La imagen de Richard Kiel, que interpretó a Tiburón en dos películas de la saga James Bond, se quedó grabada profundamente en el público

Richard Kiel y Roger Moore en 'La espía que me amó' (1977).
Richard Kiel y Roger Moore en 'La espía que me amó' (1977).Album

Qué se recuerda más: lo que nos hizo alguna vez felices o lo que nos hizo desdichados? ¿Lo que nos divierte o lo que nos asusta? ¿Lo que nos permitió soñar o lo que no nos dejó dormir? Dentro de un cine, al menos cinco de cada diez veces la respuesta correcta es la b. Los malos de las películas, que en la teoría están ahí sobre todo para ser vencidos por el héroe, son los que en muchas ocasiones se llevan el gato al agua: al apagar la luz por las noches, se recuerda más a los zombis que a sus cazadores; los actores que interpretaron a Drácula, con Bela Lugosi y Christopher Lee a la cabeza, se hicieron más famosos que quienes los espantaban con sus crucifijos; lo que perdura de Frankenstein es Boris Karloff y cualquiera sabe que la niña de El Exorcista era Linda Blair, pero todo el mundo ha olvidado a Jason Miller, el cura. Y si cierras los ojos y piensas en El silencio de los corderos, no ves a la agente del FBI que encarna Jodie Foster, sino a Anthony Hopkins en su papel del antropófago. Por eso muchos se hicieron célebres por su capacidad de encarnar seres monstruosos, como Lon Chaney, sobre quien después de ser el fantasma de la ópera, un hombre-lobo o una momia y ganarse el alias de El Hombre de las Mil Caras, circulaba por Hollywood esta frase hecha: “Si un insecto se posa en tu plato, no lo mates: ¡podría ser Lon Chaney!”.

Que los malos de las películas dejan huella, o tal vez cicatriz, y que además son un buen negocio, lo demuestra el caso de Richard Kiel, que murió el 10 de septiembre en un hospital de Fresno, California, a los 75 años y tras caerse de un caballo. El actor, que medía 2,17, se hizo famoso hace casi cuarenta años por su papel de Tiburón, el gigante con dentadura de acero, en La espía que me amó y Moonraker, dos de las historias más celebradas de James Bond.

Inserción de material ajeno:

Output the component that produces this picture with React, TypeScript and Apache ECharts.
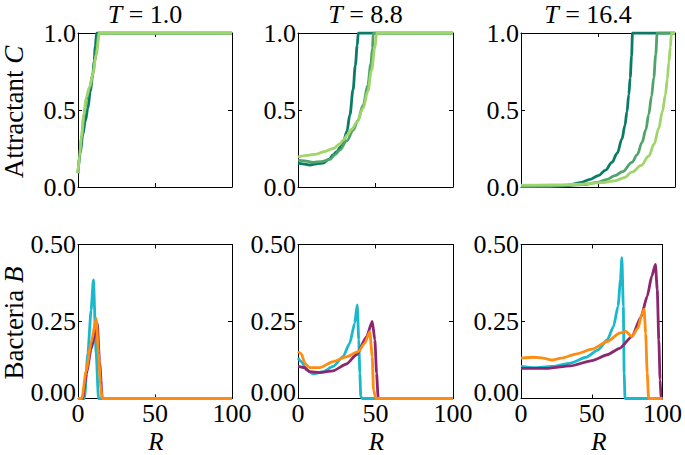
import React, { useEffect, useRef } from "react";
import * as echarts from "echarts";

// ---- Data (R, value) ----
const titles = ["1.0", "8.8", "16.4"];
const xTicks = [0, 50, 100];
const cTicks = ["0.0", "0.5", "1.0"];
const bTicks = ["0.00", "0.25", "0.50"];

// Attractant C, T = 1.0
const cDark1 = [[0, 0.09], [1.5, 0.22], [3.1, 0.34], [4.8, 0.43], [6.4, 0.51], [8, 0.62], [9.6, 0.73], [10.5, 0.82], [11.2, 0.92], [12.2, 1], [100, 1]];
const cMed1 = [[0, 0.09], [1.2, 0.22], [2.5, 0.34], [4, 0.47], [5.5, 0.57], [7.5, 0.64], [9.8, 0.74], [11, 0.82], [12.2, 0.9], [13.3, 1], [100, 1]];
const cLight1 = [[0, 0.09], [1, 0.2], [2.1, 0.32], [3.8, 0.47], [5.3, 0.58], [7.5, 0.65], [9.6, 0.73], [11.8, 0.86], [14, 1], [100, 1]];
// Attractant C, T = 8.8
const cDark2 = [[0, 0.155], [3, 0.15], [7.7, 0.143], [12, 0.15], [16.3, 0.156], [20, 0.18], [22.8, 0.21], [25, 0.23], [27.5, 0.26], [29.2, 0.29], [31.5, 0.36], [33.5, 0.47], [35.5, 0.63], [37, 0.79], [38.2, 0.92], [38.9, 1], [100, 1]];
const cMed2 = [[0, 0.175], [4, 0.17], [9.9, 0.16], [15, 0.165], [20.6, 0.18], [24, 0.21], [27, 0.24], [31.4, 0.3], [35.7, 0.37], [38.5, 0.43], [42, 0.53], [45, 0.66], [47, 0.8], [48, 0.9], [48.6, 1], [100, 1]];
const cLight2 = [[0, 0.195], [6, 0.205], [12, 0.214], [17, 0.23], [22.8, 0.25], [27, 0.28], [29.2, 0.305], [32, 0.34], [34.6, 0.375], [38, 0.42], [42, 0.51], [45, 0.62], [47.5, 0.76], [49.5, 0.9], [50.8, 1], [100, 1]];
// Attractant C, T = 16.4
const cDark3 = [[0, 0.003], [20, 0.005], [30, 0.01], [39.3, 0.03], [45, 0.05], [50.2, 0.074], [55, 0.11], [59, 0.16], [62.5, 0.22], [65.5, 0.31], [67.5, 0.4], [68.8, 0.49], [70, 0.6], [70.9, 0.71], [71.8, 0.85], [72.4, 1], [100, 1]];
const cMed3 = [[0, 0.005], [25, 0.007], [40, 0.015], [50, 0.03], [56, 0.05], [61, 0.074], [66, 0.1], [72, 0.16], [75.5, 0.21], [78.6, 0.29], [81, 0.37], [82.9, 0.47], [84.8, 0.59], [86.2, 0.71], [87.5, 0.86], [88.4, 1], [100, 1]];
const cLight3 = [[0, 0.012], [20, 0.013], [40, 0.018], [52, 0.028], [61, 0.04], [67, 0.06], [72, 0.096], [78, 0.14], [82.9, 0.2], [86.5, 0.28], [89.4, 0.38], [91.8, 0.49], [93.8, 0.6], [95, 0.7], [96, 0.81], [97, 0.91], [97.7, 1], [100, 1]];

// Bacteria B, T = 1.0
const bCyan1 = [[0, 0], [4.2, 0], [6.4, 0.147], [8.5, 0.287], [10, 0.385], [11.8, 0.147], [13.3, 0], [100, 0]];
const bPurple1 = [[0, 0], [3, 0], [5.5, 0.08], [8.5, 0.16], [12.5, 0.245], [14, 0.12], [15.8, 0], [100, 0]];
const bOrange1 = [[0, 0], [2.5, 0], [5.3, 0.09], [8.5, 0.18], [11.8, 0.26], [13.3, 0.147], [14.6, 0.05], [15.6, 0], [100, 0]];
// Bacteria B, T = 8.8
const bCyan2 = [[0, 0.131], [2.2, 0.12], [5.4, 0.093], [9.7, 0.08], [16.2, 0.087], [22.6, 0.104], [29.1, 0.136], [33.4, 0.18], [36.6, 0.245], [38.2, 0.304], [39.2, 0.19], [39.9, 0.082], [40.5, 0.006], [41.5, 0], [100, 0]];
const bPurple2 = [[0, 0.104], [4.3, 0.1], [7.5, 0.087], [14, 0.084], [22.6, 0.09], [31.3, 0.112], [37.7, 0.142], [44.2, 0.2], [47.9, 0.25], [49.6, 0.19], [50.7, 0.082], [51.7, 0.003], [52.5, 0], [100, 0]];
const bOrange2 = [[0, 0.152], [2.2, 0.145], [4.3, 0.115], [7.5, 0.1], [14, 0.1], [22.6, 0.12], [31.3, 0.135], [38.8, 0.152], [43.1, 0.18], [46.3, 0.217], [47.9, 0.136], [48.7, 0.028], [50.2, 0], [100, 0]];
// Bacteria B, T = 16.4
const bCyan3 = [[0, 0.104], [9.1, 0.1], [22, 0.104], [35, 0.115], [45.9, 0.134], [54.5, 0.158], [61, 0.19], [65.4, 0.234], [68.6, 0.3], [70.3, 0.386], [71.3, 0.457], [72.3, 0.3], [72.9, 0.082], [73.5, 0], [100, 0]];
const bPurple3 = [[0, 0.098], [17.7, 0.098], [35, 0.106], [50.2, 0.123], [61, 0.142], [69.7, 0.163], [78.4, 0.201], [84.9, 0.266], [89.2, 0.332], [92.4, 0.397], [95, 0.435], [96.3, 0.353], [97.4, 0.19], [98.3, 0.06], [99, 0], [100, 0]];
const bOrange3 = [[0, 0.131], [9.1, 0.134], [15.6, 0.131], [22, 0.125], [28.5, 0.131], [39.4, 0.145], [50.2, 0.16], [61, 0.185], [69.7, 0.212], [74, 0.218], [78.4, 0.201], [82.7, 0.229], [85.3, 0.272], [87, 0.29], [88.1, 0.212], [89.2, 0.082], [90.2, 0], [100, 0]];

const greens = ["#0b7b66", "#4fa46c", "#9fd56a"];
const bactColors = ["#1ab8cc", "#8c266f", "#ff8c12"];

const panelC = [[cDark1, cMed1, cLight1], [cDark2, cMed2, cLight2], [cDark3, cMed3, cLight3]];
const panelB = [[bCyan1, bPurple1, bOrange1], [bCyan2, bPurple2, bOrange2], [bCyan3, bPurple3, bOrange3]];

const FONT = "Liberation Serif";
const colLeft = [78, 298, 521];
const colWidth = [154, 155, 154];
const rowTop = [33, 244.5];
const rowHeight = 154;

export default function App() {
  const ref = useRef<HTMLDivElement>(null);
  useEffect(() => {
    if (!ref.current) return;
    const chart = echarts.init(ref.current, null, { renderer: "svg" });
    const grids: any[] = [];
    const xAxes: any[] = [];
    const yAxes: any[] = [];
    const series: any[] = [];
    const lineSt = { color: "#000", width: 1 };
    for (let i = 0; i < 6; i++) {
      const row = Math.floor(i / 3);
      const col = i % 3;
      grids.push({ left: colLeft[col], top: rowTop[row], width: colWidth[col], height: rowHeight, containLabel: false });
      const xBase = {
        gridIndex: i, type: "value", min: 0, max: 100, interval: 50,
        axisLine: { show: true, onZero: false, lineStyle: lineSt },
        axisTick: { show: true, inside: true, length: 4, lineStyle: lineSt },
        splitLine: { show: false },
      };
      xAxes.push({
        ...xBase, position: "bottom",
        axisLabel: {
          show: row === 1, margin: 6, color: "#000", fontFamily: FONT, fontSize: 26, lineHeight: 18,
          formatter: (v: number) => (xTicks.includes(v) ? String(v) : ""),
        },
      });
      xAxes.push({ ...xBase, position: "top", axisLabel: { show: false } });
      const isC = row === 0;
      const yBase = {
        gridIndex: i, type: "value", min: 0, max: isC ? 1 : 0.5, interval: isC ? 0.5 : 0.25,
        axisLine: { show: true, onZero: false, lineStyle: lineSt },
        axisTick: { show: true, inside: true, length: 4, lineStyle: lineSt },
        splitLine: { show: false },
      };
      const ticks = isC ? cTicks : bTicks;
      yAxes.push({
        ...yBase, position: "left",
        axisLabel: {
          show: true, margin: 2, color: "#000", fontFamily: FONT, fontSize: 26, lineHeight: 18,
          formatter: (v: number) => {
            const idx = Math.round(v / (isC ? 0.5 : 0.25));
            const s = ticks[idx] ?? "";
            return !isC && idx === 0 ? `{lo|${s}}` : s;
          },
          rich: { lo: { fontFamily: FONT, fontSize: 26, lineHeight: 18, padding: [0, 0, 12, 0] } },
        },
      });
      yAxes.push({ ...yBase, position: "right", axisLabel: { show: false } });
      const sets = isC ? panelC[col] : panelB[col];
      const colors = isC ? greens : bactColors;
      sets.forEach((d, k) => {
        series.push({
          type: "line", xAxisIndex: 2 * i, yAxisIndex: 2 * i, data: d,
          showSymbol: false, symbol: "none", smooth: isC ? 0.35 : 0.2, smoothMonotone: "x",
          lineStyle: { color: colors[k], width: 2.8 }, itemStyle: { color: colors[k] },
        });
      });
    }
    const graphics: any[] = [];
    const mk = (size: number, lh: number) => ({
      i: { fontFamily: FONT, fontStyle: "italic", fontSize: size, lineHeight: lh, fill: "#000" },
    });
    const txt = (text: string, size: number, lh: number) => ({
      text, fontFamily: FONT, fontSize: size, lineHeight: lh, fill: "#000",
      align: "center", verticalAlign: "middle", rich: mk(size, lh),
    });
    titles.forEach((t, c) => {
      graphics.push({ type: "text", x: colLeft[c] + colWidth[c] / 2 - 10, y: 14, style: txt(`{i|T} = ${t}`, 26, 24) });
      graphics.push({ type: "text", x: colLeft[c] + colWidth[c] / 2 + 1, y: 441, style: txt(`{i|R}`, 25, 20) });
    });
    graphics.push({ type: "text", x: 14, y: 112, rotation: Math.PI / 2, style: txt("Attractant {i|C}", 27, 26) });
    graphics.push({ type: "text", x: 14, y: 323, rotation: Math.PI / 2, style: txt("Bacteria {i|B}", 27, 26) });
    chart.setOption({
      animation: false,
      backgroundColor: "#fff",
      textStyle: { fontFamily: FONT },
      grid: grids,
      xAxis: xAxes,
      yAxis: yAxes,
      series,
      graphic: graphics,
    });
    return () => chart.dispose();
  }, []);
  return <div ref={ref} style={{ position: "fixed", left: 0, top: 0, width: 685, height: 455 }} />;
}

Su imagen quedó grabada de forma tan profunda en el público, que los guionistas de la serie del espía 007 no sólo tuvieron que incluirlo en un segundo largometraje sino que decidieron hacerlo cambiar de bando, ponerse del lado de los defensores de la ley y darle una muerte noble. Hay que añadir que antes de eso no había hecho gran cosa en las pantallas, salir en El clan de los rompehuesos junto a Burt Reynolds era lo más notable; y después tampoco, porque su participación en El jinete pálido o El inspector Gadget no fue para tanto. Y sus colaboraciones en las series de televisión Lassie o Starsky & Hutch fueron modestas y esporádicas. Pero bastó su papel de coloso asesino en aquellos dos largometrajes de James Bond para que nunca haya sido ni vaya a ser olvidado, tal y como él reconoce en su autobiografía, Making it big in the movies, publicada en el año 2002, en la que cuenta que el dolor que le producía la terrorífica dentadura de Tiburón era tan insoportable, que sólo podía tenerla puesta unos minutos, por lo que todas sus secuencias tardaron una eternidad en rodarse.

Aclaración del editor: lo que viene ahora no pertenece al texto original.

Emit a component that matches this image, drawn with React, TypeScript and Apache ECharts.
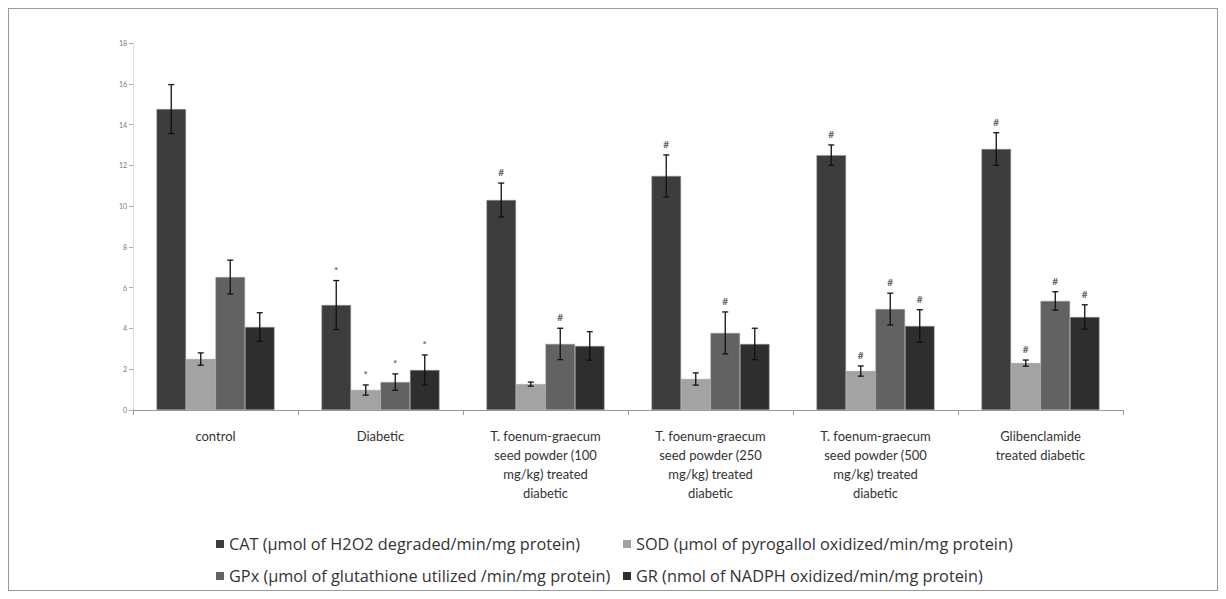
import React, { useEffect, useRef } from "react";
import * as echarts from "echarts";

const categories = [
  "control",
  "Diabetic",
  "T. foenum-graecum\nseed powder (100\nmg/kg) treated\ndiabetic",
  "T. foenum-graecum\nseed powder (250\nmg/kg) treated\ndiabetic",
  "T. foenum-graecum\nseed powder (500\nmg/kg) treated\ndiabetic",
  "Glibenclamide\ntreated diabetic",
];

const seriesNames = [
  "CAT (µmol of H2O2 degraded/min/mg protein)",
  "SOD (µmol of pyrogallol oxidized/min/mg protein)",
  "GPx (µmol of glutathione utilized /min/mg protein)",
  "GR (nmol of NADPH oxidized/min/mg protein)",
];

const catValues = [14.76, 5.15, 10.3, 11.48, 12.5, 12.8];
const catErrors = [1.2, 1.2, 0.83, 1.03, 0.5, 0.8];
const sodValues = [2.5, 0.98, 1.27, 1.52, 1.91, 2.3];
const sodErrors = [0.3, 0.25, 0.1, 0.3, 0.25, 0.15];
const gpxValues = [6.52, 1.37, 3.24, 3.78, 4.95, 5.35];
const gpxErrors = [0.83, 0.4, 0.77, 1.03, 0.78, 0.45];
const grValues = [4.07, 1.96, 3.14, 3.24, 4.12, 4.56];
const grErrors = [0.7, 0.74, 0.7, 0.77, 0.8, 0.6];

const catMarks = ["", "*", "#", "#", "#", "#"];
const sodMarks = ["", "*", "", "", "#", "#"];
const gpxMarks = ["", "*", "#", "#", "#", "#"];
const grMarks = ["", "*", "", "", "#", "#"];

const yTicks = [0, 2, 4, 6, 8, 10, 12, 14, 16, 18];

const colors = ["#3d3d3d", "#a3a3a3", "#626262", "#2e2e2e"];
const BAR_W = 29.5;
const FONT = "Lato, 'Open Sans', sans-serif";
const LEGEND_FONT = "'Open Sans', sans-serif";

function barSeries(name: string, values: number[], color: string) {
  return {
    type: "bar",
    name,
    data: values,
    barWidth: BAR_W,
    barGap: "0%",
    itemStyle: { color, borderColor: "#999", borderWidth: 0.5 },
  };
}

function errorSeries(values: number[], errors: number[], marks: string[], idx: number) {
  return {
    type: "custom",
    z: 10,
    data: values.map((v, i) => [i, v, errors[i]]),
    renderItem: (params: any, api: any) => {
      const x = api.value(0);
      const v = api.value(1);
      const e = api.value(2);
      const hi = api.coord([x, v + e]);
      const lo = api.coord([x, v - e]);
      const cx = hi[0] + (idx - 1.5) * BAR_W;
      const stroke = { stroke: "#111", lineWidth: 1.3 };
      const children: any[] = [
        { type: "line", shape: { x1: cx, y1: lo[1], x2: cx, y2: hi[1] }, style: stroke },
        { type: "line", shape: { x1: cx - 3, y1: hi[1], x2: cx + 3, y2: hi[1] }, style: stroke },
        { type: "line", shape: { x1: cx - 3, y1: lo[1], x2: cx + 3, y2: lo[1] }, style: stroke },
      ];
      const m = marks[params.dataIndex];
      if (m) {
        children.push({
          type: "text",
          style: {
            text: m,
            x: cx,
            y: hi[1] - 6,
            align: "center",
            verticalAlign: "bottom",
            fill: "#666",
            font: `bold 10px ${FONT}`,
          },
        });
      }
      return { type: "group", children };
    },
  };
}

export default function App() {
  const ref = useRef<HTMLDivElement>(null);
  useEffect(() => {
    if (!ref.current) return;
    const chart = echarts.init(ref.current, undefined, { renderer: "svg" });
    const legendText = { fontSize: 16.3, color: "#333", fontFamily: LEGEND_FONT };
    const legendBase = {
      icon: "rect",
      itemWidth: 8,
      itemHeight: 8,
      itemStyle: { borderWidth: 0 },
      textStyle: legendText,
    };
    const legendCols = [202, 609];
    const legendRows = [522, 554];
    chart.setOption({
      animation: false,
      textStyle: { fontFamily: FONT },
      grid: { left: 124, right: 94, top: 34, bottom: 180 },
      legend: [
        { ...legendBase, data: [seriesNames[0]], left: legendCols[0], top: legendRows[0] },
        { ...legendBase, data: [seriesNames[1]], left: legendCols[1], top: legendRows[0] },
        { ...legendBase, data: [seriesNames[2]], left: legendCols[0], top: legendRows[1] },
        { ...legendBase, data: [seriesNames[3]], left: legendCols[1], top: legendRows[1] },
      ],
      xAxis: {
        type: "category",
        data: categories,
        axisLine: { lineStyle: { color: "#999" } },
        axisTick: { show: true, length: 5, lineStyle: { color: "#999" } },
        axisLabel: {
          interval: 0,
          margin: 16,
          fontSize: 13,
          lineHeight: 19,
          color: "#333",
          fontFamily: FONT,
        },
      },
      yAxis: {
        type: "value",
        min: yTicks[0],
        max: yTicks[yTicks.length - 1],
        interval: 2,
        axisLine: { show: true, lineStyle: { color: "#ddd" } },
        axisTick: { show: true, length: 4, lineStyle: { color: "#aaa" } },
        splitLine: { show: false },
        axisLabel: { fontSize: 7, color: "#777", margin: 6 },
      },
      series: [
        barSeries(seriesNames[0], catValues, colors[0]),
        barSeries(seriesNames[1], sodValues, colors[1]),
        barSeries(seriesNames[2], gpxValues, colors[2]),
        barSeries(seriesNames[3], grValues, colors[3]),
        errorSeries(catValues, catErrors, catMarks, 0),
        errorSeries(sodValues, sodErrors, sodMarks, 1),
        errorSeries(gpxValues, gpxErrors, gpxMarks, 2),
        errorSeries(grValues, grErrors, grMarks, 3),
      ],
    });
    return () => chart.dispose();
  }, []);
  return (
    <div
      ref={ref}
      style={{
        width: 1210,
        height: 583,
        boxSizing: "border-box",
        border: "1px solid #9a9a9a",
      }}
    />
  );
}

Richard Kiel es una demostración de que nada nos mantiene más quietos en la butaca de un cine que los personajes que nos dan ganas de salir corriendo. Será que necesitamos el miedo para sobrevivir. Y que el único sistema de medida de un héroe es el tamaño de sus adversarios. Sin Tiburón, igual que sin Ernst Stavro Blofeld o el Dr. No o Goldfinger, James Bond habría sido mucho más pequeño. Sin lo mal que nos lo hacen pasar los villanos de las películas, lo pasaríamos mucho peor.